Laser Chips Achieve Quantum Tasks on Trapped Ion Qubit

University of California - Santa Barbara

(Santa Barbara, Calif.) — In an ongoing effort to bring quantum science out of the tightly controlled lab environment and into the field, researchers from UC Santa Barbara and the University of Massachusetts Amherst have, for the first time, demonstrated a chip-scale, stabilized, visible light laser that drives a trapped ion atomic optical clock and quantum qubit, paving the way toward compact, portable and scalable trapped-ion quantum information systems.

"This work is foundational in that we demonstrated that chip-scale integrated photonic stabilized lasers can be used to connect precision light to one of the narrowest atomic optical transitions that people work with, with the trapped ion itself created on a surface trap chip operating at room temperature," said Daniel Blumenthal , a professor of electrical and computer engineering at UCSB and a senior author of a paper published in Nature Communications .

Miniaturization is the name of the game for Blumenthal's research group, which is working to shrink what are normally large lasers and optical components and often room-sized quantum optical light-matter experiments, down to about the size of a deck of cards. The traditional lasers and other components that power these experiments typically occupy 90% of the setup on table-tops and equipment racks that require hand-tuning and are very susceptible to environmental disturbances. In scaling these components down to the chip and providing room temperature operation, it becomes possible to bring the power and precision of quantum measurement, sensing and computation to more researchers and to a wider variety of experiments, as well as making these technologies more robust and portable.

"These portable quantum circuits can then be located at many places on the Earth and flown in satellites, to the moon, and into space," Blumenthal said. "The ability to use these precision portable clocks opens a wealth of applications and fundamental science including search for dark matter and dark energy, the mapping of gravity, and measurement of general relativity and the search for fundamental constants, and possible time varying changes in these constants." Networks of these clocks can sense and measure gravity on Earth and create gravity maps around other solar objects, he added, or sense shifts in geological conditions.

For this project, conducted in collaboration with UMass Amherst electrical and computer engineering professor Robert Niffenegger's group, the researchers focused on a core aspect of quantum experimentation: the trapping, state preparation and manipulating of the quantum particles — in this case trapped ions — that could then be used for quantum operations. Depending on the experiment, these ions can be used to sense, measure, timekeep and compute to the finest, most precise levels possible.
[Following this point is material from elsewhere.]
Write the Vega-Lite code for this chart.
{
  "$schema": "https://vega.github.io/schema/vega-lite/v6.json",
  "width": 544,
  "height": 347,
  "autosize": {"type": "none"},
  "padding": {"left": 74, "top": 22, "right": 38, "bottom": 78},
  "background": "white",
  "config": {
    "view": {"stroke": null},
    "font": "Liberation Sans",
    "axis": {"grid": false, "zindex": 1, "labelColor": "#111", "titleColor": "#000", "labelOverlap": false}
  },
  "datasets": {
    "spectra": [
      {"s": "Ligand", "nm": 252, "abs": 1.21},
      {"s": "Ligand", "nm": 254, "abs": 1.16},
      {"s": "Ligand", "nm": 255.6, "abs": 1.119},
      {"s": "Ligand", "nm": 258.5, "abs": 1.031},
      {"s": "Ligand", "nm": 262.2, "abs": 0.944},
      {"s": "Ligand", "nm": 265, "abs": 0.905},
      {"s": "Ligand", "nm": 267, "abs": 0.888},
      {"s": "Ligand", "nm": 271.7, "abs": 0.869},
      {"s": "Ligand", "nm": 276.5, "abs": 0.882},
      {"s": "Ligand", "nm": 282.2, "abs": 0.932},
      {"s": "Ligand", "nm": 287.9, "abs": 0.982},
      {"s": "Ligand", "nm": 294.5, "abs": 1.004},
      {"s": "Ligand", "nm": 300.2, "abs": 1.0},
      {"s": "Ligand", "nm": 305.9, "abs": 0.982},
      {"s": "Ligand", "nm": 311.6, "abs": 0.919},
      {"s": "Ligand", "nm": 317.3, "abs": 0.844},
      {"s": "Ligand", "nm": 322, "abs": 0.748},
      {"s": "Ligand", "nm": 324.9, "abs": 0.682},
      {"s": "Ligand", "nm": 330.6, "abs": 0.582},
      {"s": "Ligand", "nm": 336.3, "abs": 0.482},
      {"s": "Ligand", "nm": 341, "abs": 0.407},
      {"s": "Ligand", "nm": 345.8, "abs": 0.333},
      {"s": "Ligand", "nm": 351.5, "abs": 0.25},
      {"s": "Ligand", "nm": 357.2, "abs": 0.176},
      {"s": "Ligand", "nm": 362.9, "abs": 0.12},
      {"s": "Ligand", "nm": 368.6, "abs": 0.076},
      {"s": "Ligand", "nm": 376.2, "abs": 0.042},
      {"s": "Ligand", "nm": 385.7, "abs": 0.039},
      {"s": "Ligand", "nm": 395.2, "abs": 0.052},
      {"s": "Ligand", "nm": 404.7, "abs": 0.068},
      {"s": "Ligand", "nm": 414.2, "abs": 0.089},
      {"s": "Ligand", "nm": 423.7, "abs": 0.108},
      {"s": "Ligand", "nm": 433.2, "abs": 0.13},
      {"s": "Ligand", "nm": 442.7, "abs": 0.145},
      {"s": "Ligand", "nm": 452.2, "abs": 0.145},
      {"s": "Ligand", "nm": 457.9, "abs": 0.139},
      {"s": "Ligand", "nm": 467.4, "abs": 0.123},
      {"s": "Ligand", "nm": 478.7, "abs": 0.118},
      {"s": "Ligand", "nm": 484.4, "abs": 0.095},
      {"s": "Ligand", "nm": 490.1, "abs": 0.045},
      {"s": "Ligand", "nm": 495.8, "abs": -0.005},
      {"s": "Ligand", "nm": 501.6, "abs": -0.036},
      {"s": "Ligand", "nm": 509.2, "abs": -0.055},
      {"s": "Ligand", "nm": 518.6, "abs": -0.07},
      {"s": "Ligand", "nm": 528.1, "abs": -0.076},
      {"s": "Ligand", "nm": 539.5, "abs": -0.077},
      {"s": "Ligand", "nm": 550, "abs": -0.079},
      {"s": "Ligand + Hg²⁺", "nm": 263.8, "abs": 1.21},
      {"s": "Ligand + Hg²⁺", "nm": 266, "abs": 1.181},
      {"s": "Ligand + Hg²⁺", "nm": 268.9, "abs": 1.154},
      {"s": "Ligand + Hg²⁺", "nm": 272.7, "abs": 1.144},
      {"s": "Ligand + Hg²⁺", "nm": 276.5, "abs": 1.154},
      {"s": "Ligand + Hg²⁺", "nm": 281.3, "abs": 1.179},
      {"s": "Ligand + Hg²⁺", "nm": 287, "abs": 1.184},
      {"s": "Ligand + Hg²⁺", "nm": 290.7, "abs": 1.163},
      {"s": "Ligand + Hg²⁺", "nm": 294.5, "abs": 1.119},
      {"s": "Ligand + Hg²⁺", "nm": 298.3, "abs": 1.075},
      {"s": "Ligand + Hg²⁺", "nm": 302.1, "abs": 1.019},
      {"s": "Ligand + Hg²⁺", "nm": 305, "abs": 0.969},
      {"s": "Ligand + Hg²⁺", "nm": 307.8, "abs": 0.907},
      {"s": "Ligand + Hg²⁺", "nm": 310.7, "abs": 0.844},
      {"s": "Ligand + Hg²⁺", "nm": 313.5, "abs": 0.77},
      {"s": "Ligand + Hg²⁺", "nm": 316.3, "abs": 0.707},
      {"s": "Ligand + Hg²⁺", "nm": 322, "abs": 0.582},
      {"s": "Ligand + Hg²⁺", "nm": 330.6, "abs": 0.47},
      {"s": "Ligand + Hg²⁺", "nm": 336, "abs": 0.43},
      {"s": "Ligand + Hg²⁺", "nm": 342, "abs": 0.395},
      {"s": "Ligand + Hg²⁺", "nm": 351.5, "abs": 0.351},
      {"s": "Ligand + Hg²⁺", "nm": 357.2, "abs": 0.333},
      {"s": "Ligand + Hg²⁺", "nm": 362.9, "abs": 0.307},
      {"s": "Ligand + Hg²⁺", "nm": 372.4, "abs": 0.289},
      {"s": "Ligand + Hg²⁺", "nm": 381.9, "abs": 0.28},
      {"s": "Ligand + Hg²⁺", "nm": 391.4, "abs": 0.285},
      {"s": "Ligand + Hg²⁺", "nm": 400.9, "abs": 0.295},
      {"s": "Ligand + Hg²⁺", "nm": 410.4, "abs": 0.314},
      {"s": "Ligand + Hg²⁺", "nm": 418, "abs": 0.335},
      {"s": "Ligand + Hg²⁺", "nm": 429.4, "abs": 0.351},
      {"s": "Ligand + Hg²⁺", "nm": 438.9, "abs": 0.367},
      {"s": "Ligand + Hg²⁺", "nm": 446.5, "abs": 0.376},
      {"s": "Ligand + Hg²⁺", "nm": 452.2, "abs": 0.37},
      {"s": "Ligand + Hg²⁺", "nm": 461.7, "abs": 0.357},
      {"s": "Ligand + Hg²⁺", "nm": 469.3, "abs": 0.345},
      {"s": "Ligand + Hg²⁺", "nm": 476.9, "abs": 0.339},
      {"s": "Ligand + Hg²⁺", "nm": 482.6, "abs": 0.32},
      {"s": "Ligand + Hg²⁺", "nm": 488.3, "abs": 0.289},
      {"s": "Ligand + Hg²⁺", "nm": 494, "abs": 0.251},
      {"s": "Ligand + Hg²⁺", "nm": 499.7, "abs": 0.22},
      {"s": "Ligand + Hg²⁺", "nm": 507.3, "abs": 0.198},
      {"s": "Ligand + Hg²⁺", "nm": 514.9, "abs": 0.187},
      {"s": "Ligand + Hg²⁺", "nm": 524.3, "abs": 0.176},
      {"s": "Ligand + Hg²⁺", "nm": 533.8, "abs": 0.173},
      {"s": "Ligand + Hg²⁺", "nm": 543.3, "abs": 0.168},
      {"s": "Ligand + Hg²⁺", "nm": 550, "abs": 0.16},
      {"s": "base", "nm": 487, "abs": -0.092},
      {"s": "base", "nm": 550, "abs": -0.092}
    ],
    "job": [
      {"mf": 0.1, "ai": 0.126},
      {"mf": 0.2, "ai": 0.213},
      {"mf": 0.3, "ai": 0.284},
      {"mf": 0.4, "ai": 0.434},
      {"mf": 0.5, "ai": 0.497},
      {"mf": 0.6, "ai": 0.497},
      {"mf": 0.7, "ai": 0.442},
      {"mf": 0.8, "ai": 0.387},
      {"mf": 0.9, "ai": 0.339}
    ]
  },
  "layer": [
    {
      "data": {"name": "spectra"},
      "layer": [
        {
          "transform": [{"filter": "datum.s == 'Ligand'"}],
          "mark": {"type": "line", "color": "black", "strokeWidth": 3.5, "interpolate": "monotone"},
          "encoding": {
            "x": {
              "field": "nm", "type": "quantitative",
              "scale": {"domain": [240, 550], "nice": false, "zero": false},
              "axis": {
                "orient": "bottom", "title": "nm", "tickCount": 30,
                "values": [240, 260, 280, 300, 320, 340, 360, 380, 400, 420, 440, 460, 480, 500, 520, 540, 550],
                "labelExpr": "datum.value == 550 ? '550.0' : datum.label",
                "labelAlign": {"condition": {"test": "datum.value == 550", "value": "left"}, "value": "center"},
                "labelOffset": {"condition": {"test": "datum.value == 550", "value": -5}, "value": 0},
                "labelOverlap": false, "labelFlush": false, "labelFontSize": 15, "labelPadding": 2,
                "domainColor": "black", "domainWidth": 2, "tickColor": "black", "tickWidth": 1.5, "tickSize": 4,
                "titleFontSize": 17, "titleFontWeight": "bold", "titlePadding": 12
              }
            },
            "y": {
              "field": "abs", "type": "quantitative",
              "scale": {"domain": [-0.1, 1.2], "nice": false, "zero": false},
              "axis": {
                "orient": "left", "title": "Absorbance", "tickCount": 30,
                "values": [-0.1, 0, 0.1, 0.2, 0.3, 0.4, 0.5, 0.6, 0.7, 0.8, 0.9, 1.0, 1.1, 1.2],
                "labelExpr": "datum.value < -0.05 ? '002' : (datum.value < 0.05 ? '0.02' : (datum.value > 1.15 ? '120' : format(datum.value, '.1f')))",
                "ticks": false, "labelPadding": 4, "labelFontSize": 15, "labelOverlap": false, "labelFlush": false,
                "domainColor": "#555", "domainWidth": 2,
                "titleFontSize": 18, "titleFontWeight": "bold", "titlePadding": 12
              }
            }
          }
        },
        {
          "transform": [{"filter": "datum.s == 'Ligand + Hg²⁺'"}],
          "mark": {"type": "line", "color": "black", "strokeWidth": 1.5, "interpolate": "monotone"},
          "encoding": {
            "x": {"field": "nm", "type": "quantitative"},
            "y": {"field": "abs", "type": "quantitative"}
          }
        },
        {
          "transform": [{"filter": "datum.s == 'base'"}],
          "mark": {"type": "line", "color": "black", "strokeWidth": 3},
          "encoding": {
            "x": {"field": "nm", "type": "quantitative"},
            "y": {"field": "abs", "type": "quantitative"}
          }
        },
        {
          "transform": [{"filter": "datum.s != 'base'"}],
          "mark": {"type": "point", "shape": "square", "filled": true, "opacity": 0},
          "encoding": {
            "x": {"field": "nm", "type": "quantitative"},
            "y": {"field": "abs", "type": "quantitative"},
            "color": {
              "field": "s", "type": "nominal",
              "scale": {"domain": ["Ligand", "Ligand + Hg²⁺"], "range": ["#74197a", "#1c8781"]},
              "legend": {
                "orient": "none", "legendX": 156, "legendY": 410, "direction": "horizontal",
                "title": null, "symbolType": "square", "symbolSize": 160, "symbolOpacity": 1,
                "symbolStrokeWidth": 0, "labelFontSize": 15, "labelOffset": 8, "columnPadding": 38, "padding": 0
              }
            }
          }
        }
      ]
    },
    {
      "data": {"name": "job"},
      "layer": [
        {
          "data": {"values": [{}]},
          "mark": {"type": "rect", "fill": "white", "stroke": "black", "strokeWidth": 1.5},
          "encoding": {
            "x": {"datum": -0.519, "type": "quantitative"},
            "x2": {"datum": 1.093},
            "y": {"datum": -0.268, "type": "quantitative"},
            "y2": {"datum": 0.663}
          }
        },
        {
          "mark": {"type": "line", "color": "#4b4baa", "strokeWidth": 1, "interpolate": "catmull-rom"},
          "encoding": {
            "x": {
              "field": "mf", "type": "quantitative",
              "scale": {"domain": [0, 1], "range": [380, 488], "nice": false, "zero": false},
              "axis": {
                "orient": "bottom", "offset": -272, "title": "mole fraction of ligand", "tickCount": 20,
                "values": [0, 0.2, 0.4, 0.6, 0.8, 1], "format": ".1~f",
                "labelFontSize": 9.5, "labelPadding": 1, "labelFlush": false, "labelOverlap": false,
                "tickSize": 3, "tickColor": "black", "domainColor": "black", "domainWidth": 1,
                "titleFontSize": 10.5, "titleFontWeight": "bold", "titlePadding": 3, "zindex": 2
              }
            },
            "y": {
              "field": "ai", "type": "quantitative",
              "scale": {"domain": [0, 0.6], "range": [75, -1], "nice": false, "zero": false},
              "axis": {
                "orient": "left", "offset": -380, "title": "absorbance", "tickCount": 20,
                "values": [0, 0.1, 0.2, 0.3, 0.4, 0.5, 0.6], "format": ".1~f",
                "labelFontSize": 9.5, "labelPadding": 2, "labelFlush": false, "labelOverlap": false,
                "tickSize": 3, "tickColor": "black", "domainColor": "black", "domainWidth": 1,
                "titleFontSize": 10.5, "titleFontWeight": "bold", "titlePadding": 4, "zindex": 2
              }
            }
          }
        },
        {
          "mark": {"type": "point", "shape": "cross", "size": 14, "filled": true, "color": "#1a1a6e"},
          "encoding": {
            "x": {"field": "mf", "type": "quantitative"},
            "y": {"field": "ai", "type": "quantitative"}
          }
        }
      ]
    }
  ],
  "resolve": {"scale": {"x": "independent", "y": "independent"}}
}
Lasers are essential to help the ions get into their quantum state and measure and control it. The laser employed by Blumenthal's group to do this is a visible light Brillouin laser that has such low frequency noise that it enables superior quantum operations compared to traditional lasers. Equally as important, this chip scale Brillouin laser is anchored to a second chip that contains an integrated coil resonator — a technology pioneered by the Blumenthal group — that keeps the laser light in range of the extremely precise strontium clock transition long enough to lock the laser to the ion in a highly sensitive operation that typically requires relatively bulky table top components.
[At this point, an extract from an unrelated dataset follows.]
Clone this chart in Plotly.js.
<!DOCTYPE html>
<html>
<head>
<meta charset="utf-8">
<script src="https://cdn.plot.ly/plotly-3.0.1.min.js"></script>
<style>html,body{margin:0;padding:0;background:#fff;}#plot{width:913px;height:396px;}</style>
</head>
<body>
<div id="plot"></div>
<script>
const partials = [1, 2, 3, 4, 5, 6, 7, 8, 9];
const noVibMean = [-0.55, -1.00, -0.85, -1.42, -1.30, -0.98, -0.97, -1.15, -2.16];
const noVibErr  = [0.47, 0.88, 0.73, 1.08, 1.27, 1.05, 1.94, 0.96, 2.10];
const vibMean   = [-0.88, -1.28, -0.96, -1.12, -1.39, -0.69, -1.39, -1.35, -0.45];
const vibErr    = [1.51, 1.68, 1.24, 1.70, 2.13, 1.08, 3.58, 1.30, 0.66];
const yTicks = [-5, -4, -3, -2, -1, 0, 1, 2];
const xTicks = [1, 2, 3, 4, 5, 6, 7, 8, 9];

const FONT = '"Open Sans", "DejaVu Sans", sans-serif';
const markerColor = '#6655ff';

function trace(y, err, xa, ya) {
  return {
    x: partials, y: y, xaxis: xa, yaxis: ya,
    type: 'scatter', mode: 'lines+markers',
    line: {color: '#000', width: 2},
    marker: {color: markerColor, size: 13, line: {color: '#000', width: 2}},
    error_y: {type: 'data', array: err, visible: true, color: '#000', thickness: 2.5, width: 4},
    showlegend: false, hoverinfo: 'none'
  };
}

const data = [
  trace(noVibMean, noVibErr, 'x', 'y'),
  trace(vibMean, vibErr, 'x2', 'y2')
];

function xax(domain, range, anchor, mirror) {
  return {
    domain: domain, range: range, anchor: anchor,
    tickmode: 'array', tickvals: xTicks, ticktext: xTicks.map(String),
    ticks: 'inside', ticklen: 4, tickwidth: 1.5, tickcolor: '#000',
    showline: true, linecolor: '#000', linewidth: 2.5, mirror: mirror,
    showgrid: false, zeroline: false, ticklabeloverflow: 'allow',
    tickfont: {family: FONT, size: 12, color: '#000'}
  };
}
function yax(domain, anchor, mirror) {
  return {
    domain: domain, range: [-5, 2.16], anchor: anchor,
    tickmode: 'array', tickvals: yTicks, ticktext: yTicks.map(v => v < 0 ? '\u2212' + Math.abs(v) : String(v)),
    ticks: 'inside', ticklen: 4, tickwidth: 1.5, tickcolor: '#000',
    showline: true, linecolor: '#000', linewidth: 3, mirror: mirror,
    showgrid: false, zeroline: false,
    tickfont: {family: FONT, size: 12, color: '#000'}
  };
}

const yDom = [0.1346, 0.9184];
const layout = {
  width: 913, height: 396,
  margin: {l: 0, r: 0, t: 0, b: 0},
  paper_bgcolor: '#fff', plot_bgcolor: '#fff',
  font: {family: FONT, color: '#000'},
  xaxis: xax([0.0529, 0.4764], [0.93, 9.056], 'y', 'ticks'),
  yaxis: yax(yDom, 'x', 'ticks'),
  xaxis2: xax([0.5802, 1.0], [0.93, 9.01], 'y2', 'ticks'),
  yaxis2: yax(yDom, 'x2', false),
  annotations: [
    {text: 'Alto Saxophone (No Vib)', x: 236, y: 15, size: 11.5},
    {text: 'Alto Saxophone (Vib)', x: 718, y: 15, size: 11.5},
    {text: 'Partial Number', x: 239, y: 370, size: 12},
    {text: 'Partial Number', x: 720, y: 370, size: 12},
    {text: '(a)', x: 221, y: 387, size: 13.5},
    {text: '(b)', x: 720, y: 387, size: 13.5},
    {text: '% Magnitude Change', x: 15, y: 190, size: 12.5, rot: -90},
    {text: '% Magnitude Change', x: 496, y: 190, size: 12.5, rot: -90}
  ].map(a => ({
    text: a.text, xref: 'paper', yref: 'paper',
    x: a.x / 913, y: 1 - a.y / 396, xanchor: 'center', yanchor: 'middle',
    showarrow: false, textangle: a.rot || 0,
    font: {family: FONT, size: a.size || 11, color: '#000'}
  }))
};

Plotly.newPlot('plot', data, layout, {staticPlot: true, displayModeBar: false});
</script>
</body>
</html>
The next pieces to put into place are all of the additional lasers required for state preparation and management (SPAM), clock and qubit control and the "physics package" that houses the surface electrode ion trap.

"If you want scalability or portability with quantum technology, you need the laser systems to all be on chip too," Nifenegger said. "We could have millions of qubits on one chip in a way that is not possible if you needed rooms full of lasers and optics. If you're serious about getting to that scale, you have to look at how traditional computers have scaled through integration. That's the vision we're following."
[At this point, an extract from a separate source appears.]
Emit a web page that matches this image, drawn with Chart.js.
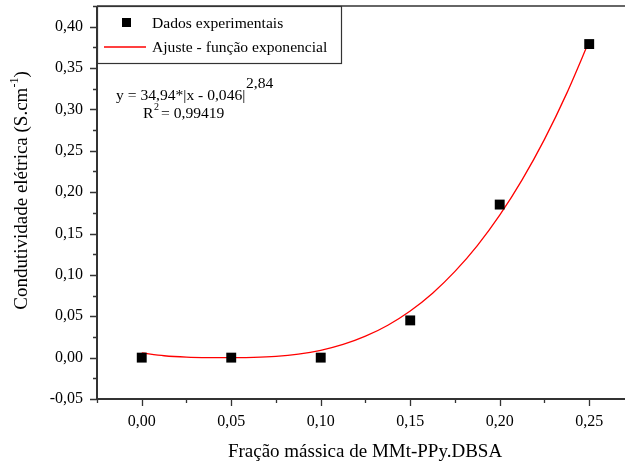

The researchers tested how their design performs key quantum operations, including SPAM and trapped-ion spectroscopy. A qubit is the basic unit of information in quantum computing, similar to a classical computer's "bit," however unlike digital bits, which exist in a known state of 0 or 1, a qubit can exist in a combination of both 0 and 1 states simultaneously, giving it the ability to solve far more complex problems in less time than classical computing can typically handle. The challenge is in preserving the very delicate quantum state while the quantum operations are performed.

The researchers were able to demonstrate that they could achieve 99.6% SPAM fidelity with less than half the number of control pulses than required by a table top standard laser, thus reducing the SPAM preparation time and speeding up the eventual computation or sensing time. Their results show the system sets the stage in terms of high-fidelity qubit SPAM required for the next steps toward logical qubits and quantum computing, while further improvements will enable applications in quantum sensing.

This result is the latest in the Blumenthal Lab's effort to create a complete chip-scale photonic system for quantum experiments that involve trapped ions and neutral atoms, an effort that has been marked with breakthroughs and progress in integrating tiny form factor lasers and the components needed to tune, stabilize and guide the light around in a palm sized device.

"We are only at the beginning of this journey and I am really excited to see how the next several years play out," Blumenthal said. "Whereas conventional wisdom was that integrated lasers and photonics only enabled portability at the expense of performance, we are today seeing that integration can bring about improved performance. Partnering with physicists will bring about a new era of integrated physics experiments, and it will be exciting times."